STEPHENS: It’s music to my ears when someone tells me that they don’t know what to do with an artist because that’s my job as a guide – my background is artist development. It’s my job to develop the talent, to bring something unique to the marketplace. I figure if you get it right off the back then it may be too common. If it’s too common, then everyone will get it immediately. I like something that’s not so common, but special. That’s the quality these artists have, they will be around for years to come.
ESSENCE.com: Is that uniqueness what gives your artists their resonance in a day and age when so few new artists are able to break through to the mainstream?
STEPHENS: That’s it! And they’re very special talents. They’re all writers, producers and performers; so whenever you can find artists that have all of these capabilities, there’s something special there.

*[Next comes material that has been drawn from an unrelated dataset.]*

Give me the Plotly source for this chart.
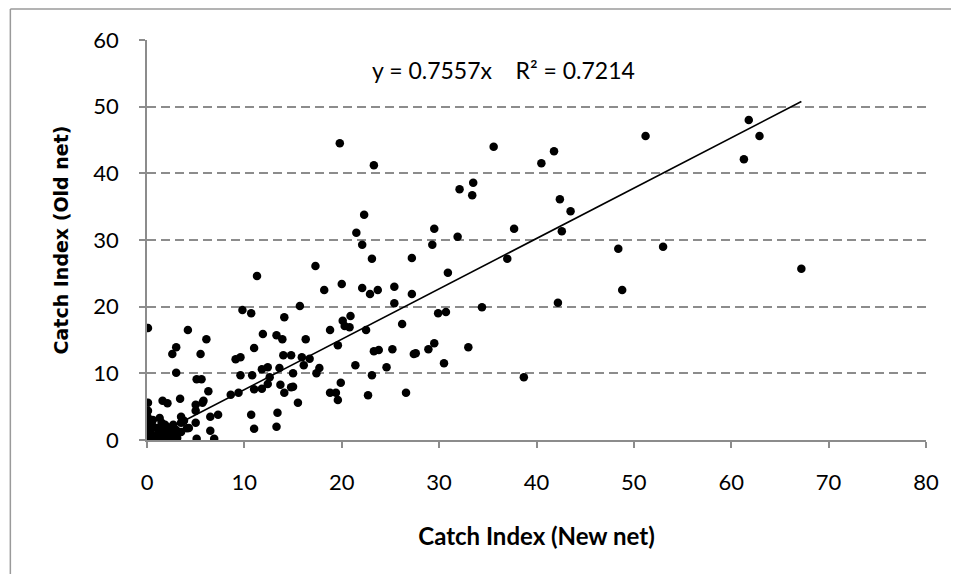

And then when you surround them with a support team like we have here at Upfront Megatainment and Konvict, it’s a good experience.
ESSENCE.com: Tell me more about Upfront. It’s a really interesting concept–having access to all these different artist-related services under one roof.
STEPHENS: Because my background is artist development, I wanted to build a multi-faceted company that provided services to the entertainment industry. We had an opportunity to expand that into sports as well. So, under the umbrella of Upfront Entertainment you have: music distribution–we partnered with UMG (Universal Music Group); management–where we not only manage artists but also producers like Jazze Pha, Dallas Austin and B-Don; Non-Stop Music Publishing; Artist Development Center (ADC)–which includes media, vocal and fitness training as well as in-house A&Rs and a glam squad; Peachtree television and film production which is spearheaded by Ryan Glover who is currently working on reality-show projects like “Welcome To Dreamland” and “Monica: Still Standing;” and nightlife–we own the Gold Room Lounge in Atlanta, which is based on the historical Gold Club building in Buckhead, and Throwbacks, a sports bar which is one of the ways I give back to my hometown of College Park. To top that all off, you have Devyne Intervention, my non-profit organization that is in the process of building a new $46 million children’s hospital, Children’s At Hughes Spaulding. We’re in the process of building every day to make this a reality for the children of Atlanta.
ESSENCE.com: What inspired Devyne Intervention?
STEPHENS: Well, the first project is Hughes Spaulding and I am a “Grady baby” so I was born at the hospital. So, it was a no-brainer for me. Being blessed and being able to some of things that I have, it’s only right that I share them because I find it more rewarding. Actually, being able to bring people together, sharing some of my experiences with others, and giving back is more rewarding than any accolades that I have been able to achieve musically.
ESSENCE.com: How has the community responded to your philanthropic efforts in Atlanta?
STEPHENS: When a lot of my colleagues found out that I was involved, they immediately came to my aid. It’s a well-known hospital here in the city of Atlanta and we needed to build a more state-of-the-art facility. So, when I placed that call, it was overwhelming to see how many people showed up. We just did an event recently where Monica performed “Angel Of Mine” and brought everyone to tears. I did a camp for 300 kids with sickle cell, and T-Boz came out to speak to the kids. That was phenomenal. Overall, the support has just been incredible.
ESSENCE.com: Is it your vision to take Devyne Intervention’s efforts beyond Atlanta’s city limits or are you singularly focused on just that city?
STEPHENS: No, the Rolodex is global so anybody that is willing to help and listen to a Children’s story, we will not only listen to them but we will also join them in their efforts.